Otitis simply means an ear infection; most of the time when we talk about ear infections we mean infections of the middle ear, the space between the eardrum and the oval window which contains the ossicles. (These infections are properly called otitis media). But the outer ear can also be infected; in practice, this usually refers an infection of the wall of the ear canal, as this is more likely to cause problems than an infection of the pinna. However, any infection of the outer ear can be considered external otitis (AKA otitis externa).
Any viral, bacterial, or fungal infection of the skin of the pinna or ear canal is external otitis. A very common cause of external otitis is swimming in polluted waters, so the term Swimmer's Ear is often used for cases of indeterminate origins, and may be used indiscriminately by doctors who want to communicate to their patients in familiar terms. However, there are some common culprits in external otitis, most particularly the herpes simplex virus and viral bullous myringitis, which often spreads from the middle ear through (or around) the eardrum.

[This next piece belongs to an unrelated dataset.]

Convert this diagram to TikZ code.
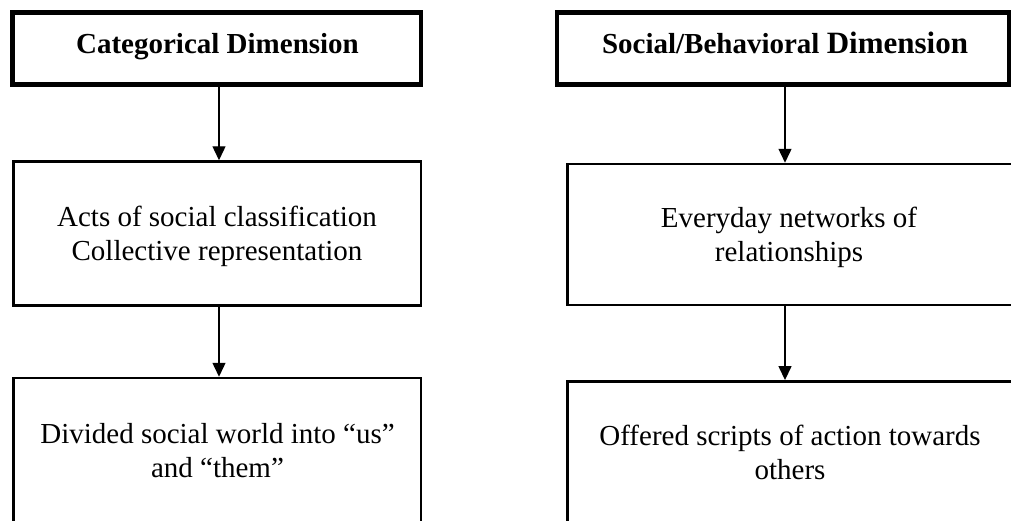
\documentclass[tikz,border=0pt]{standalone}
\usepackage{fontspec}
\setmainfont{Liberation Serif}
\usetikzlibrary{arrows.meta}
\begin{document}
\begin{tikzpicture}[x=1pt,y=-1pt,
  titlebox/.style={draw, rectangle, line width=4.5pt, inner sep=0pt},
  plainbox/.style={draw, rectangle, line width=2.5pt, inner sep=0pt},
  boxtext/.style={font=\fontsize{29}{33.5}\selectfont, align=center, anchor=base, inner sep=0pt},
  titletext/.style={font=\fontsize{29}{33.5}\selectfont\bfseries, anchor=base, inner sep=0pt},
  arr/.style={line width=1.4pt, -{Triangle[length=14pt,width=13pt]}}]
\useasboundingbox (0,0) rectangle (1011,520);
\clip (0,0) rectangle (1011,520);

% boxes
\node[titlebox, minimum width=408.5pt, minimum height=72pt] (tl) at (216.75,48.5) {};
\node[titlebox, minimum width=452pt, minimum height=72pt] (tr) at (783,48.5) {};
\node[plainbox, minimum width=407.5pt, minimum height=144pt] (ml) at (217.25,233.5) {};
\node[plainbox, minimum width=445.5pt, minimum height=141pt] (mr) at (790.25,234.5) {};
\node[plainbox, minimum width=407.5pt, minimum height=152pt] (bl) at (217.25,454) {};
\node[plainbox, minimum width=445.5pt, minimum height=149pt] (br) at (790.25,455.8) {};

% texts (base anchor = baseline of the last line)
\node[titletext] (tlt) at (217.5,53) {Categorical Dimension};
\node[titletext] (trt) at (785,53) {Social/Behavioral {\fontsize{31}{35}\selectfont Dimension}};
\node[boxtext] (mlt) at (217,260) {Acts of social classification\\Collective representation};
\node[boxtext] (mrt) at (789,261) {Everyday networks of\\relationships};
\node[boxtext] (blt) at (217.5,477) {Divided social world into “us”\\and “them”};
\node[boxtext] (brt) at (790,479) {Offered scripts of action towards\\others};

% arrow columns
\coordinate (lc) at (219,0);
\coordinate (rc) at (785,0);
\draw[arr] (tl.south -| lc) -- (ml.north -| lc);
\draw[arr] (ml.south -| lc) -- (bl.north -| lc);
\draw[arr] (tr.south -| rc) -- (mr.north -| rc);
\draw[arr] (mr.south -| rc) -- (br.north -| rc);
\end{tikzpicture}
\end{document}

The most common symptoms are inflammation, irritation and itching, drainage of pus, and redness of the affected area. But you know what an infection looks and feels like; use your judgment. If untreated the infection can spread into the surrounding cartilage, bone, or the middle ear, and may result in Very Very Serious Infections and/or hearing loss.
While there are many possible causes of infection, swimming in unclean water, scratching the skin while trying to clear out ear wax (and yes, even Q-tips can cause this), and allowing infections on/in your middle ear or face to go untreated are common causes. Allergies and chronic skin conditions may mimic external otitis. When in doubt, go see your doctor!